Por Álvaro Vargas Llosa
Dudo que el cónclave que eligió Papa al Cardenal Bergoglio supiera lo que hacía. No creo que sospechara que, además de un latinoamericano y un pastor sencillo, estaba colocando en el poder a un indignado. De haber presentido que votando por él aupaba a un indignado, imprevisible y peligroso protagonista social de nuestros días, hubiese optado por un latinoamericano distinto.
¿Por qué? Por la misma razón por la que el aparato soviético que escogió a Gorbachov se arrepintió: lo que querían era que algo cambiase para que nada cambiara, no que alguien tirara de la manta. Francisco I, por ahora de gesto y palabra y acaso pronto de hecho, está subvirtiendo el orden. No digo que esté cambiándole el sentido a la Iglesia, revisando la doctrina esencial o replanteando su misión. Todo lo contrario: intenta que la Iglesia recupere aquello que, en el puro ejercicio del poder, la curia y el Vaticano han ido oscureciendo bajo el disimulo de una interpretación doctrinal hecha a la medida de esa praxis política. Pero lo que sí pretende subvertir, a juzgar por su discurso, es el orden político que lo eligió.
Cuando critica a los príncipes de la Iglesia por su aislamiento y verticalismo, defiende apasionadamente el Estado laico y la libertad religiosa, y exige expandir el rol de las mujeres en el catolicismo, como ha hecho en Brasil, apunta directamente contra el orden político de la Iglesia. Del mismo modo que cuando pide a los jóvenes hacer lío, denuncia a los gobernantes corruptos y clama por un diálogo entre quienes mandan y quienes protestan, apunta al orden político de los Estados seculares. En ambos casos actúa como un indignado. Procura hacerlo con sentido de los límites y espíritu constructivo, dos cosas que muchos indignados no han tenido en estos años, lo que lo aleja del anarquismo y lo sitúa en un punto que tiene de izquierda la censura contra el autoritarismo y la deshumanización del poder en distintas sus vertientes, y de derecha la prudencia de no pretender volver a las "enfermedades infantiles". Por esto último prefirió no reunirse con Leonardo Boff, símbolo de la derrotada teología de la liberación, en Brasil; y por eso empleó, precisamente, el término "enfermedades infantiles" al referirse, sin nombrarla, a esa corriente de inspiración marxista. Francisco I quiere recuperar el ideal del Concilio Vaticano II que la teología de la liberación desnaturalizó y que la reacción encabezada por Ratzinger a órdenes de Juan Pablo II en parte revirtió.

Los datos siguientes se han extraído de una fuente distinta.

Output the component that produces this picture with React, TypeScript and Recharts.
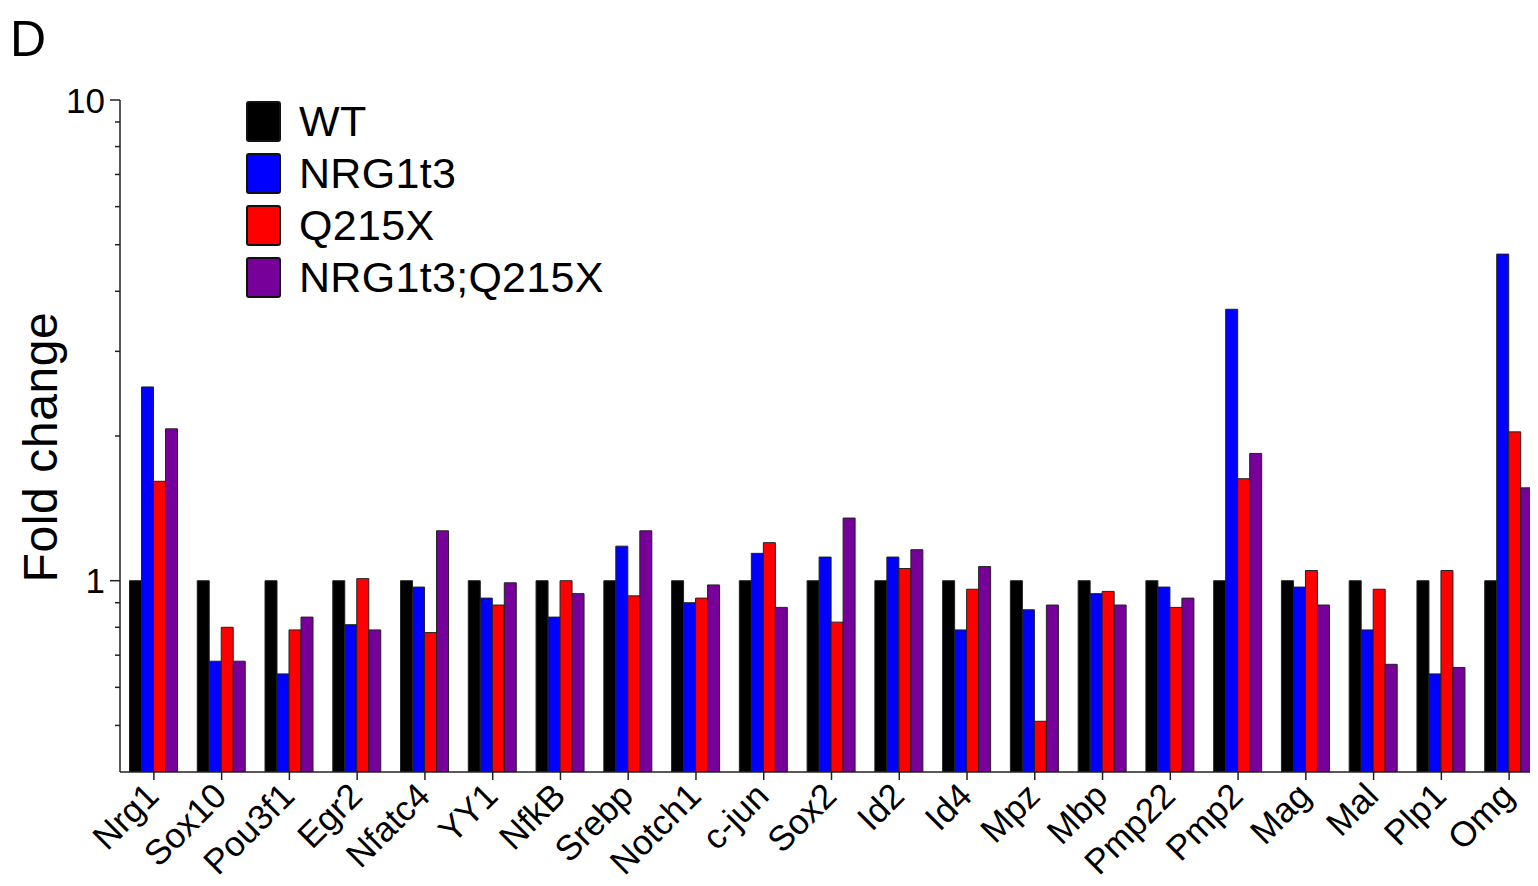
import { BarChart, Bar, XAxis, YAxis } from "recharts";

const genes = [
  "Nrg1", "Sox10", "Pou3f1", "Egr2", "Nfatc4", "YY1", "NfkB", "Srebp", "Notch1", "c-jun", "Sox2",
  "Id2", "Id4", "Mpz", "Mbp", "Pmp22", "Pmp2", "Mag", "Mal", "Plp1", "Omg",
];
const wt = [1, 1, 1, 1, 1, 1, 1, 1, 1, 1, 1, 1, 1, 1, 1, 1, 1, 1, 1, 1, 1];
const nrg1t3 = [2.53, 0.68, 0.64, 0.81, 0.97, 0.92, 0.84, 1.18, 0.9, 1.14, 1.12, 1.12, 0.79, 0.87, 0.94, 0.97, 3.67, 0.97, 0.79, 0.64, 4.78];
const q215x = [1.61, 0.8, 0.79, 1.01, 0.78, 0.89, 1.0, 0.93, 0.92, 1.2, 0.82, 1.06, 0.96, 0.51, 0.95, 0.88, 1.63, 1.05, 0.96, 1.05, 2.04];
const nrg1t3Q215x = [2.07, 0.68, 0.84, 0.79, 1.27, 0.99, 0.94, 1.27, 0.98, 0.88, 1.35, 1.16, 1.07, 0.89, 0.89, 0.92, 1.84, 0.89, 0.67, 0.66, 1.56];

const majorTicks = [1, 10];
const minorTicks = [0.5, 0.6, 0.7, 0.8, 0.9, 2, 3, 4, 5, 6, 7, 8, 9];

const series = [
  { key: "wt", name: "WT", color: "#000000" },
  { key: "nrg1t3", name: "NRG1t3", color: "#0000ff" },
  { key: "q215x", name: "Q215X", color: "#ff0000" },
  { key: "double", name: "NRG1t3;Q215X", color: "#760099" },
];

const data = genes.map((g, i) => ({
  gene: g,
  wt: wt[i],
  nrg1t3: nrg1t3[i],
  q215x: q215x[i],
  double: nrg1t3Q215x[i],
}));

const FONT = "'Liberation Sans', Arial, sans-serif";

const YTick = (props: any) => {
  const { x, y, payload } = props;
  const major = majorTicks.includes(payload.value);
  return (
    <g>
      <line x1={x - (major ? 10 : 5)} x2={x} y1={y} y2={y} stroke="#222" strokeWidth={1.5} />
      {major && (
        <text x={x - 15} y={y} dy="0.36em" textAnchor="end" fontSize={35} fontFamily={FONT} fill="#000">
          {payload.value}
        </text>
      )}
    </g>
  );
};

const XTick = (props: any) => {
  const { x, y, payload } = props;
  return (
    <g transform={`translate(${x + 7},${y + 18})`}>
      <text transform="rotate(-45)" textAnchor="end" fontSize={35} fontFamily={FONT} fill="#000">
        {payload.value}
      </text>
    </g>
  );
};

const yLabel = () => (
  <text
    x={32}
    y={439}
    transform="rotate(-90 32 439)"
    textAnchor="middle"
    dominantBaseline="central"
    fontSize={48}
    letterSpacing={0.6}
    fontFamily={FONT}
    fill="#000"
  >
    Fold change
  </text>
);

export default function App() {
  return (
    <div
      style={{
        width: 1530,
        height: 878,
        marginBottom: -8,
        overflow: "hidden",
        position: "relative",
        background: "#fff",
      }}
    >
      <div style={{ position: "absolute", left: 2, top: 6, fontSize: 50, fontFamily: FONT, lineHeight: 1 }}>D</div>
      <div style={{ position: "absolute", left: 238, top: 87, fontFamily: FONT, zIndex: 2 }}>
        {series.map(s => (
          <div key={s.key} style={{ display: "flex", alignItems: "center", height: 52 }}>
            <div
              style={{
                width: 31,
                height: 37,
                background: s.color,
                border: "2px solid #111",
                borderRadius: 3,
                marginRight: 18,
              }}
            />
            <span style={{ fontSize: 43, letterSpacing: 0.3, color: "#000", whiteSpace: "nowrap" }}>{s.name}</span>
          </div>
        ))}
      </div>
      <BarChart
        width={1545}
        height={878}
        data={data}
        margin={{ top: 92, right: 10, bottom: 0, left: 0 }}
        barCategoryGap="14%"
        barGap={0}
      >
        <XAxis
          dataKey="gene"
          interval={0}
          height={114}
          tickSize={8}
          tickMargin={0}
          tick={<XTick />}
          axisLine={{ stroke: "#222", strokeWidth: 1.5 }}
          tickLine={{ stroke: "#222", strokeWidth: 1.5 }}
        />
        <YAxis
          scale="log"
          domain={[0.4, 10]}
          allowDataOverflow
          ticks={[...minorTicks, ...majorTicks].sort((a, b) => a - b)}
          interval={0}
          width={112}
          tickSize={0}
          tickMargin={0}
          tickLine={false}
          tick={<YTick />}
          axisLine={{ stroke: "#222", strokeWidth: 1.5 }}
          label={yLabel}
        />
        {series.map(s => (
          <Bar
            key={s.key}
            dataKey={s.key}
            name={s.name}
            fill={s.color}
            stroke="#222"
            strokeWidth={1}
            isAnimationActive={false}
          />
        ))}
      </BarChart>
    </div>
  );
}
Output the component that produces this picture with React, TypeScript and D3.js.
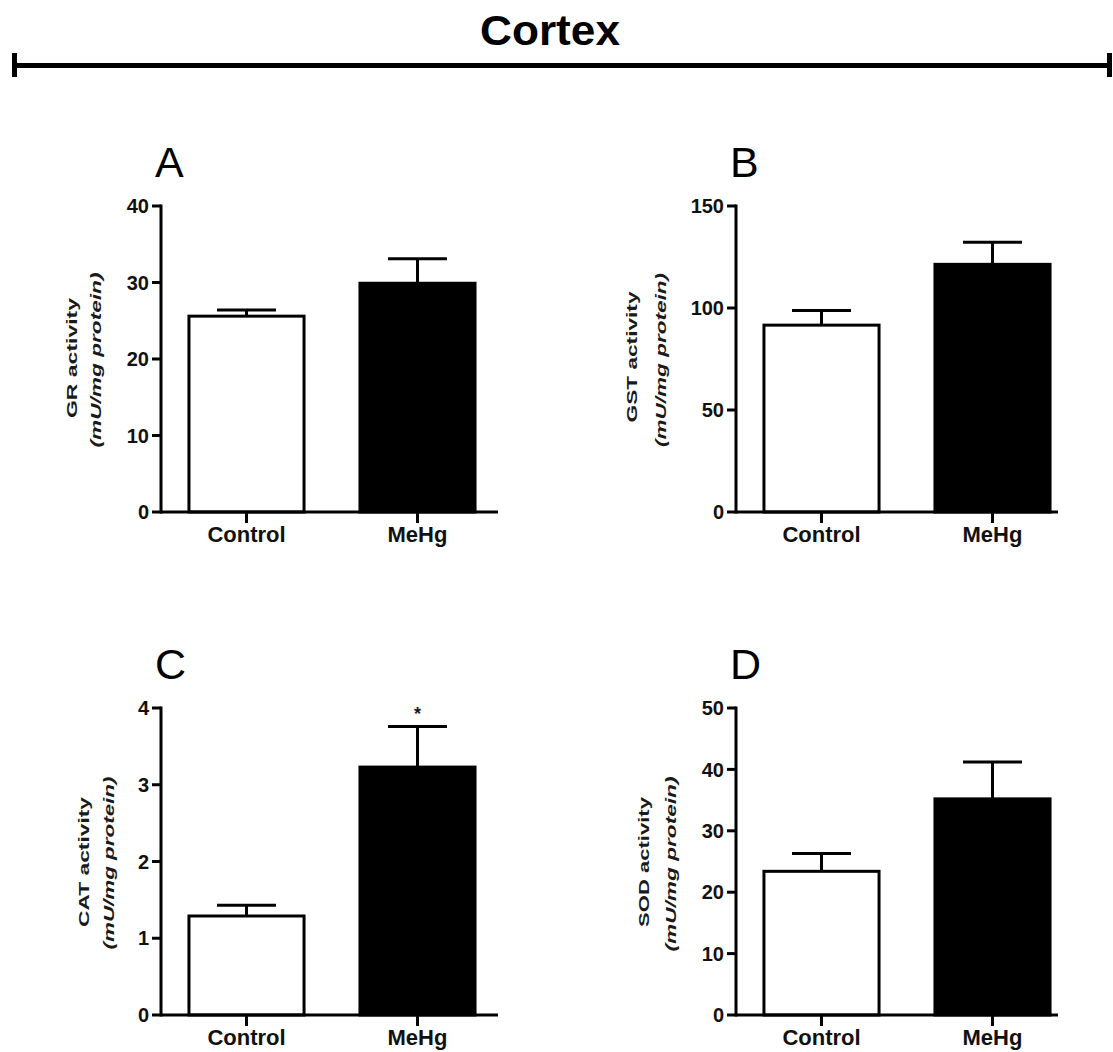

Para un liberal, como este servidor, la doctrina social de la Iglesia tendrá siempre cosas rescatables y otras debatibles. Pero lo que hoy importa, desde el punto de vista de la civilización, es que el Papa pretende renovar la Iglesia y desmontar una estructura que ha ido alejándola de la sociedad.
Esa renovación tiene dos tiempos. El primero, la seducción de las masas, está en marcha. El segundo, la reforma de la curia, la banca vaticana y el código penal, aun no se inicia en serio y no sabemos qué ocurrirá. Todo dependerá de que Francisco, además de un buen pastor, sea un buen político: que sepa mover las fichas que hay que mover en el momento en que hay que moverlas y organizar el juego de alianzas preventivas que exige todo proceso de cambio.
Bergoglio ha empezado por donde había que empezar: haciendo populismo evangélico. Arrancar afectando intereses creados tras bambalinas antes de establecer sus credenciales entre las candilejas lo hubiese condenado al fracaso. La cuestión pendiente es cuándo sentirá que tiene credenciales bastantes para la tarea política que definirá su Papado tanto o más que su misión evangélica.